San Francisco has pitched effectively against the Braves, allowing eight runs and 18 hits in the series' first three games. But Atlanta has pitched better, limiting the Giants to five runs and a .156 batting average (15-for-96). That includes 1-for-23 with runners in scoring position. Bear in mind that the Giants won Friday night by scoring their final two runs without benefit of a hit.
"These bats are quiet," Giants manager Bruce Bochy said. "We're not swinging it very well in Atlanta. But they're pitching well."
As the season deepens, the Giants, who continue to trail San Diego by one game in the National League West and retain their 1 1/2-game lead over Philadelphia and St. Louis in the Wild Card standings, are more frequently sampling what they will encounter if they reach the Division Series. San Francisco has scored three runs or fewer in six of its last seven games.
Tim Hudson, tempered long ago by the cauldron of the postseason, limited the Giants to three hits in eight innings. Then closer Billy Wagner, who looked vulnerable in the previous two games, struck out the side on 11 pitches to seal Atlanta's triumph.
Matt Cain appeared poised to match Hudson zero for zero. But the Giants right-hander faltered in the fourth inning, when the Braves scored all of their runs, including two on Troy Glaus' bases-loaded, two-out single.
In fairness to the Giants, Hudson (13-5) might have dominated any team the way he subdued them on this steamy summer evening.
Aaron Rowand should know. The Giants center fielder entered the game hitting .444 (8-for-18) lifetime off Hudson but went 0-for-3 in this contest, striking out twice and grounding into a double play.
"When he's throwing offspeed stuff for strikes on fastball counts, he's going to be tough," Rowand said of Hudson, who faced the minimum 18 batters through six innings and allowed two Giants to advance as far as second base.
"It was a fun game for us," Hudson said. "It was one of those games where we got a nice lead and I felt pretty good out there. You never really felt like the game was in jeopardy. I had a couple of jams. But it's not like we had tying runs in scoring position."
Actually, that happened once. With two outs on the seventh inning, Aubrey Huff walked and Hudson nicked Buster Posey with a pitch. Swinging as if he were gripping a driver instead of a bat, Juan Uribe ended the mild threat by smacking a hard but harmless fielder's-choice grounder to shortstop.
Meanwhile, Glaus, the Most Valuable Player of the 2002 World Series when the Angels outlasted the Giants in seven games, demonstrated that he isn't finished tormenting San Francisco.

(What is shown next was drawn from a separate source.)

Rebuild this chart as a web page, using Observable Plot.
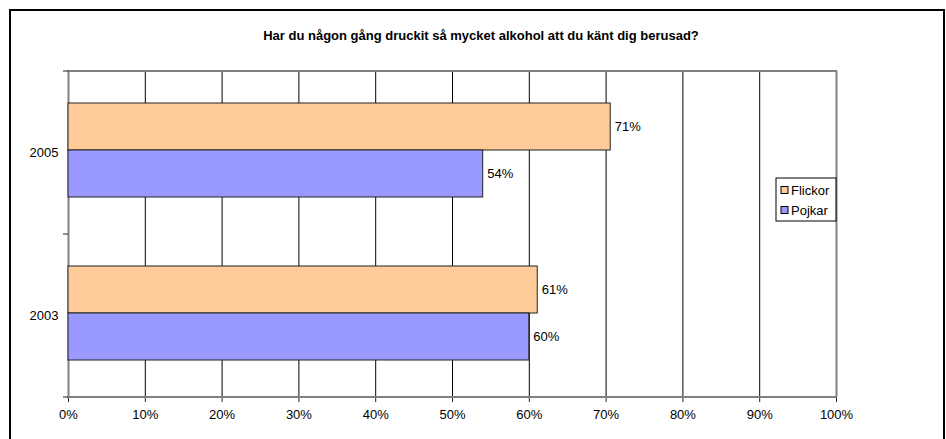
<!DOCTYPE html>
<html>
<head>
<meta charset="utf-8">
<script src="https://cdn.jsdelivr.net/npm/d3@7"></script>
<script src="https://cdn.jsdelivr.net/npm/@observablehq/plot@0.6"></script>
<style>
  body { margin: 0; background: #fff; }
  svg { display: block; }
</style>
</head>
<body>
<div id="chart"></div>
<script>
const title = "Har du någon gång druckit så mycket alkohol att du känt dig berusad?";
const years = ["2005", "2003"];
const genders = ["Flickor", "Pojkar"];
const flickorValues = [70.6, 61.1];
const pojkarValues = [54.0, 60.0];
const flickorLabels = ["71%", "61%"];
const pojkarLabels = ["54%", "60%"];
const xTicks = [0, 10, 20, 30, 40, 50, 60, 70, 80, 90, 100];
const xTickLabels = ["0%", "10%", "20%", "30%", "40%", "50%", "60%", "70%", "80%", "90%", "100%"];
const colors = ["#FFCC99", "#9999FF"];

(function () {
const data = years.flatMap((year, i) => [
  {year, gender: genders[0], value: flickorValues[i], label: flickorLabels[i]},
  {year, gender: genders[1], value: pojkarValues[i], label: pojkarLabels[i]}
]);

const font = "'Liberation Sans', Arial, sans-serif";

const plot = Plot.plot({
  width: 946,
  height: 439,
  marginLeft: 68,
  marginRight: 110,
  marginTop: 70,
  marginBottom: 42,
  style: {fontFamily: font, fontSize: "13px", color: "#000", background: "#fff"},
  x: {domain: [0, 100], label: null},
  y: {domain: genders, paddingInner: 0, paddingOuter: 0.72, align: 0.46, axis: null, label: null},
  fy: {domain: years, padding: 0, label: null},
  color: {domain: genders, range: colors},
  marks: [
    Plot.gridX(xTicks.slice(1, -1), {stroke: "#000", strokeOpacity: 1, strokeWidth: 1}),
    Plot.ruleX([xTicks[0], xTicks[xTicks.length - 1]], {stroke: "#808080", strokeWidth: 2}),
    Plot.barX(data, {fy: "year", y: "gender", x: "value", fill: "gender", stroke: "#222", strokeWidth: 1}),
    Plot.text(data, {fy: "year", y: "gender", x: "value", text: "label", textAnchor: "start", dx: 4, fill: "#000", fontSize: 13}),
    Plot.axisX({anchor: "bottom", ticks: xTicks, tickFormat: d => xTickLabels[xTicks.indexOf(d)], tickSize: 5, tickPadding: 7, label: null, stroke: "#222", fontSize: 13}),
    Plot.axisFy({anchor: "left", tickSize: 0, tickPadding: 10, label: null, fontSize: 13})
  ]
});

document.getElementById("chart").appendChild(plot);

const svg = d3.select(plot);
const xs = plot.scale("x");
const fys = plot.scale("fy");
const x0 = xs.apply(xTicks[0]);
const x1 = xs.apply(xTicks[xTicks.length - 1]);
const bounds = years.map(y => fys.apply(y));
bounds.push(fys.apply(years[years.length - 1]) + fys.bandwidth);
const yTop = bounds[0], yBottom = bounds[bounds.length - 1];

// plot area border (top & bottom)
[yTop, yBottom].forEach(yv => {
  svg.append("line").attr("x1", x0 - 1).attr("x2", x1 + 1).attr("y1", yv).attr("y2", yv)
    .attr("stroke", "#808080").attr("stroke-width", 2);
});
// category boundary ticks
bounds.forEach(yv => {
  svg.append("line").attr("x1", x0 - 5).attr("x2", x0).attr("y1", yv).attr("y2", yv)
    .attr("stroke", "#222").attr("stroke-width", 1);
});

// outer chart border
svg.append("rect").attr("x", 10).attr("y", 10).attr("width", 934).attr("height", 460)
  .attr("fill", "none").attr("stroke", "#000").attr("stroke-width", 2);

// title
svg.append("text").attr("x", 481).attr("y", 40).attr("text-anchor", "middle")
  .attr("font-family", font).attr("font-size", 13).attr("font-weight", "bold")
  .attr("fill", "#000").text(title);

// legend
const lg = svg.append("g").attr("transform", `translate(${x1 - 60},178)`);
lg.append("rect").attr("x", 0).attr("y", 0).attr("width", 60).attr("height", 43)
  .attr("fill", "#fff").attr("stroke", "#000").attr("stroke-width", 1);
genders.forEach((g, i) => {
  const cy = 12 + i * 20;
  lg.append("rect").attr("x", 5).attr("y", cy - 3.5).attr("width", 7).attr("height", 7)
    .attr("fill", colors[i]).attr("stroke", "#000").attr("stroke-width", 1);
  lg.append("text").attr("x", 15).attr("y", cy).attr("dy", "0.36em")
    .attr("text-anchor", "start")
    .attr("font-family", font).attr("font-size", 13).attr("fill", "#000").text(g);
});
})();
</script>
</body>
</html>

Glaus isn't the offensive dynamo that he was when the Giants opposed him in their last Fall Classic appearance. He entered Saturday in a .158 tailspin (21-for-133) spanning 41 games.
But facing Cain, the Giants' hottest pitcher since the All-Star break, Glaus proved that he can still deliver a key hit.

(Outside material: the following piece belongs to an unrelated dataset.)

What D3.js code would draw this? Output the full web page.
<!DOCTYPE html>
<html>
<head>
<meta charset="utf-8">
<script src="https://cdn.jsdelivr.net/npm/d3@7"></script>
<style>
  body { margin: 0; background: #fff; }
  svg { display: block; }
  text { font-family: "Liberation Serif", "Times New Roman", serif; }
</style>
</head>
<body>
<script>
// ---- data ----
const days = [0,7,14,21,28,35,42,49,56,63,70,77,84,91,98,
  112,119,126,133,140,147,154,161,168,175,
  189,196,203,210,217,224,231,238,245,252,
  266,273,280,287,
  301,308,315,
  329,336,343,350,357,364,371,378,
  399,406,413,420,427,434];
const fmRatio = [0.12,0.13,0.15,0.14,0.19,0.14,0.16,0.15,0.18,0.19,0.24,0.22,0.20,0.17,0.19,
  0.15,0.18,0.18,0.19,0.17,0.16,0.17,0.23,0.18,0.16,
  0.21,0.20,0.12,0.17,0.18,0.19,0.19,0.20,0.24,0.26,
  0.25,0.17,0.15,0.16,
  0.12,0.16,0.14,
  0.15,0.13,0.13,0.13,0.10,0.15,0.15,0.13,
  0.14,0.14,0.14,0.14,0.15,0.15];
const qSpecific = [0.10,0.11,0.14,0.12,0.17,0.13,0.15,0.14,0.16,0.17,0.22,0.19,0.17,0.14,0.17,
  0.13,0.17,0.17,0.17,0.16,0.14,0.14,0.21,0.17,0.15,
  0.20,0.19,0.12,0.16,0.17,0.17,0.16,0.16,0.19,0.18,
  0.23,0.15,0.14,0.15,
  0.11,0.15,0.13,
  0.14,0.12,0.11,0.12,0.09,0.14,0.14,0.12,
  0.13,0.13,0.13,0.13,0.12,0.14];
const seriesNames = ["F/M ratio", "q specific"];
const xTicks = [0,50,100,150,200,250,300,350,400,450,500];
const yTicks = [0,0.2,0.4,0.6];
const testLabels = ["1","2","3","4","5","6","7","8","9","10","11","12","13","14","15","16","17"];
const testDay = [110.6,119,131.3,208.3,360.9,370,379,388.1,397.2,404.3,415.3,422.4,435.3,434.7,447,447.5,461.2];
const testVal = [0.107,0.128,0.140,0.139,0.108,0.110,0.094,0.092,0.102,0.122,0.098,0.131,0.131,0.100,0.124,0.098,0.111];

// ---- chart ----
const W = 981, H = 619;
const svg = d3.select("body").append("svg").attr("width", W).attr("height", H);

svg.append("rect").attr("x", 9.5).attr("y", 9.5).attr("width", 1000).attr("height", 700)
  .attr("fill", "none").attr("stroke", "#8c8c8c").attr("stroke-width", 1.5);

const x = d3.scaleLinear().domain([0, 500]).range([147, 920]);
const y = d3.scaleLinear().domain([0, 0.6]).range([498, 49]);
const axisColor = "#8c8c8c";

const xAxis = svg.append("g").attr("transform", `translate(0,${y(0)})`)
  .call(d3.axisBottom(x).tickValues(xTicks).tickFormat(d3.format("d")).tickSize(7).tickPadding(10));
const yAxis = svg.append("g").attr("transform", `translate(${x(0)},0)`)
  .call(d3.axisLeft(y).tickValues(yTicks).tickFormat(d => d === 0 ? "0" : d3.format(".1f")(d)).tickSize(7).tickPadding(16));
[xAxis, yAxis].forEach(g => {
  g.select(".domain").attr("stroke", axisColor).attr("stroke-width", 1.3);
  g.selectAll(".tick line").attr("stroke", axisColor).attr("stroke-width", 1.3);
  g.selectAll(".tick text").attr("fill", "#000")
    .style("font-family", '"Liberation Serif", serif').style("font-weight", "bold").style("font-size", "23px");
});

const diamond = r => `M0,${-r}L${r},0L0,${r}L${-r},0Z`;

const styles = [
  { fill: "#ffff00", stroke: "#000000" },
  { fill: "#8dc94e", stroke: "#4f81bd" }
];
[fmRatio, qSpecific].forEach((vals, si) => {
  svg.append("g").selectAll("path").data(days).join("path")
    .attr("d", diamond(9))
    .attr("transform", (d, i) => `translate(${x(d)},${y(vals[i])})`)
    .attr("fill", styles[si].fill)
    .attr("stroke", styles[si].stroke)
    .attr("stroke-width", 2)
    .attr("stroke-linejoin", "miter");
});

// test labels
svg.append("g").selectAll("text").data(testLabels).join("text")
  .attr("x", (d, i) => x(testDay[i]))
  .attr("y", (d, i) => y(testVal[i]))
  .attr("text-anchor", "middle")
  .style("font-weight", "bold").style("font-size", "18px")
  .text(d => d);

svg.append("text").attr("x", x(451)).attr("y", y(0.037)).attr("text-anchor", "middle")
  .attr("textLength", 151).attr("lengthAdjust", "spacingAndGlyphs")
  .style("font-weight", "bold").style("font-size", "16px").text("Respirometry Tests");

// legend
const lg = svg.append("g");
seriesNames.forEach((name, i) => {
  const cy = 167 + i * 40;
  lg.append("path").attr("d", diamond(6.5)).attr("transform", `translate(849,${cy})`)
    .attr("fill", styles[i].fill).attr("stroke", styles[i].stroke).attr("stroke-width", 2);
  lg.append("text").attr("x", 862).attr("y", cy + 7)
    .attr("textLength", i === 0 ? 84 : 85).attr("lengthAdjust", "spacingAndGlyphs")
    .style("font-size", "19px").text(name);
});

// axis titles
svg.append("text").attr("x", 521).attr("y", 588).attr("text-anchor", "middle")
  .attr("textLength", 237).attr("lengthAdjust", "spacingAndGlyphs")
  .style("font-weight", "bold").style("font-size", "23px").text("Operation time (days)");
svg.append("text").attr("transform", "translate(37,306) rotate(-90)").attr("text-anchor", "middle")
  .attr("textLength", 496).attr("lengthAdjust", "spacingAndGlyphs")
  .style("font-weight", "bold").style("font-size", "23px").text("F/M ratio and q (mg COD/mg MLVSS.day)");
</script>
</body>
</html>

Jason Heyward's double and Chipper Jones' single put Braves on the corners with nobody out in the fourth inning. Heyward held on Brian McCann's groundout to first base, which moved Jones to second. Eric Hinske drew an intentional walk to load the bases. Alex Gonzalez popped up to shallow left field, leaving Cain one out short of escaping the threat.
But Cain (9-9) fell behind 3-1 on Glaus, who took a strike on a low-and-away fastball. Cain came back with virtually the same pitch, which Glaus grounded up the middle to send in Heyward and Jones. Rick Ankiel's double to the base of the right-field wall chased home Hinske.
"I made a couple of bad pitches," said Cain, who lasted five innings after entering the game 3-0 with a 1.52 ERA in four starts since the All-Star break. "I probably left the pitch over the plate more than I wanted to to Hayward. Then Chipper did a good job of fighting the ball off inside. It came down to one pitch at the very end to Glaus."
Given another chance, Cain probably would make the same delivery to Glaus.
"It's usually a pitch that's one of the harder ones to hit," Cain said. "He could have rolled over a little more and it would have gone to the shortstop or second baseman. But he did a good job of staying through it."